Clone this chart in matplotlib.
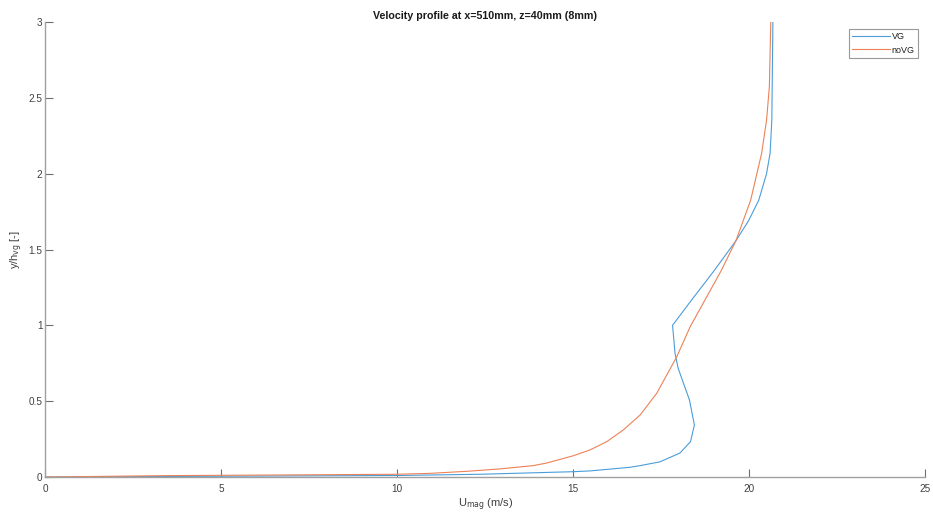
import matplotlib
matplotlib.use("Agg")
import matplotlib.pyplot as plt

plt.rcParams['font.family'] = ['Liberation Sans', 'DejaVu Sans']

# Velocity magnitude profiles (U in m/s, height normalised by vane height)
vg_u = [0.0, 5.0, 10.0, 12.35, 15.0, 15.47, 16.61, 16.9, 17.46, 17.56, 18.03,
        18.33, 18.44, 18.30, 17.98, 17.89, 17.82, 18.36, 19.0, 19.62, 19.98,
        20.27, 20.49, 20.59, 20.64, 20.65, 20.67]
vg_y = [0.0, 0.005, 0.01, 0.018, 0.035, 0.04, 0.064, 0.075, 0.10, 0.11, 0.158,
        0.233, 0.343, 0.508, 0.716, 0.815, 1.0, 1.167, 1.36, 1.558, 1.69,
        1.826, 2.0, 2.134, 2.353, 2.573, 3.0]

novg_u = [0.0, 3.45, 10.0, 10.93, 12.0, 12.9, 13.86, 14.24, 15.0, 15.47, 15.95,
          16.42, 16.9, 17.37, 17.94, 18.32, 18.74, 19.2, 19.62, 20.04, 20.35,
          20.49, 20.57, 20.61]
novg_y = [0.0, 0.009, 0.018, 0.024, 0.038, 0.053, 0.075, 0.092, 0.14, 0.178,
          0.233, 0.31, 0.409, 0.552, 0.793, 0.991, 1.167, 1.36, 1.558, 1.826,
          2.134, 2.353, 2.573, 3.0]

x_ticks = [0, 5, 10, 15, 20, 25]
y_ticks = [0, 0.5, 1, 1.5, 2, 2.5, 3]
y_tick_labels = ['0', '0.5', '1', '1.5', '2', '2.5', '3']

blue = '#4a9ddb'
orange = '#ec8256'
axis_grey = '#a0a0a0'
text_grey = '#404040'

fig = plt.figure(figsize=(9.33, 5.17), dpi=100)
ax = fig.add_axes([45.3 / 933, 40 / 517, 880 / 933, 455 / 517])

ax.plot(vg_u, vg_y, color=blue, lw=0.8, label='VG')
ax.plot(novg_u, novg_y, color=orange, lw=0.8, label='noVG')

ax.set_xlim(0, 25)
ax.set_ylim(0, 3)
ax.set_xticks(x_ticks)
ax.set_xticklabels([str(t) for t in x_ticks])
ax.set_yticks(y_ticks)
ax.set_yticklabels(y_tick_labels)

for side in ('top', 'right'):
    ax.spines[side].set_visible(False)
for side in ('left', 'bottom'):
    ax.spines[side].set_color(axis_grey)
    ax.spines[side].set_linewidth(1.0)

ax.tick_params(direction='in', length=6, width=0.8, color='#707070',
               labelcolor=text_grey, labelsize=7.2)
ax.tick_params(axis='x', pad=5)
ax.tick_params(axis='y', pad=2)

ax.set_title('Velocity profile at x=510mm, z=40mm (8mm)', fontsize=7.7,
             fontweight='bold', color='#1a1a1a', pad=2.5)
ax.set_xlabel(r'U$_{\mathrm{mag}}$ (m/s)', fontsize=8, color=text_grey, labelpad=2)
ax.set_ylabel(r'y/h$_{\mathrm{vg}}$ [-]', fontsize=8, color=text_grey)
ax.yaxis.set_label_coords(-0.023, 0.5)

leg = ax.legend(loc='upper right', fontsize=6.5, frameon=True, fancybox=False,
                handlelength=4.2, borderpad=0.35, labelspacing=0.45,
                handletextpad=0.2, borderaxespad=0.0,
                bbox_to_anchor=((917.7 - 45.3) / 880, (477 - 29.3) / 455))
leg.get_frame().set_edgecolor('#808080')
leg.get_frame().set_linewidth(0.8)
for t in leg.get_texts():
    t.set_color('#202020')

fig.savefig('out.png', dpi=100)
※ ※ ※
**WHAT TO WORK ON**: Each line of the data is to be duplicated exactly; pictures stay out of the copy.

**ANSWER TO THE PROBLEM**:
Clone this chart in matplotlib.
import matplotlib
matplotlib.use("Agg")
import matplotlib.pyplot as plt

plt.rcParams['font.family'] = ['Liberation Sans', 'DejaVu Sans']

# Velocity magnitude profiles (U in m/s, height normalised by vane height)
vg_u = [0.0, 5.0, 10.0, 12.35, 15.0, 15.47, 16.61, 16.9, 17.46, 17.56, 18.03,
        18.33, 18.44, 18.30, 17.98, 17.89, 17.82, 18.36, 19.0, 19.62, 19.98,
        20.27, 20.49, 20.59, 20.64, 20.65, 20.67]
vg_y = [0.0, 0.005, 0.01, 0.018, 0.035, 0.04, 0.064, 0.075, 0.10, 0.11, 0.158,
        0.233, 0.343, 0.508, 0.716, 0.815, 1.0, 1.167, 1.36, 1.558, 1.69,
        1.826, 2.0, 2.134, 2.353, 2.573, 3.0]

novg_u = [0.0, 3.45, 10.0, 10.93, 12.0, 12.9, 13.86, 14.24, 15.0, 15.47, 15.95,
          16.42, 16.9, 17.37, 17.94, 18.32, 18.74, 19.2, 19.62, 20.04, 20.35,
          20.49, 20.57, 20.61]
novg_y = [0.0, 0.009, 0.018, 0.024, 0.038, 0.053, 0.075, 0.092, 0.14, 0.178,
          0.233, 0.31, 0.409, 0.552, 0.793, 0.991, 1.167, 1.36, 1.558, 1.826,
          2.134, 2.353, 2.573, 3.0]

x_ticks = [0, 5, 10, 15, 20, 25]
y_ticks = [0, 0.5, 1, 1.5, 2, 2.5, 3]
y_tick_labels = ['0', '0.5', '1', '1.5', '2', '2.5', '3']

blue = '#4a9ddb'
orange = '#ec8256'
axis_grey = '#a0a0a0'
text_grey = '#404040'

fig = plt.figure(figsize=(9.33, 5.17), dpi=100)
ax = fig.add_axes([45.3 / 933, 40 / 517, 880 / 933, 455 / 517])

ax.plot(vg_u, vg_y, color=blue, lw=0.8, label='VG')
ax.plot(novg_u, novg_y, color=orange, lw=0.8, label='noVG')

ax.set_xlim(0, 25)
ax.set_ylim(0, 3)
ax.set_xticks(x_ticks)
ax.set_xticklabels([str(t) for t in x_ticks])
ax.set_yticks(y_ticks)
ax.set_yticklabels(y_tick_labels)

for side in ('top', 'right'):
    ax.spines[side].set_visible(False)
for side in ('left', 'bottom'):
    ax.spines[side].set_color(axis_grey)
    ax.spines[side].set_linewidth(1.0)

ax.tick_params(direction='in', length=6, width=0.8, color='#707070',
               labelcolor=text_grey, labelsize=7.2)
ax.tick_params(axis='x', pad=5)
ax.tick_params(axis='y', pad=2)

ax.set_title('Velocity profile at x=510mm, z=40mm (8mm)', fontsize=7.7,
             fontweight='bold', color='#1a1a1a', pad=2.5)
ax.set_xlabel(r'U$_{\mathrm{mag}}$ (m/s)', fontsize=8, color=text_grey, labelpad=2)
ax.set_ylabel(r'y/h$_{\mathrm{vg}}$ [-]', fontsize=8, color=text_grey)
ax.yaxis.set_label_coords(-0.023, 0.5)

leg = ax.legend(loc='upper right', fontsize=6.5, frameon=True, fancybox=False,
                handlelength=4.2, borderpad=0.35, labelspacing=0.45,
                handletextpad=0.2, borderaxespad=0.0,
                bbox_to_anchor=((917.7 - 45.3) / 880, (477 - 29.3) / 455))
leg.get_frame().set_edgecolor('#808080')
leg.get_frame().set_linewidth(0.8)
for t in leg.get_texts():
    t.set_color('#202020')

fig.savefig('out.png', dpi=100)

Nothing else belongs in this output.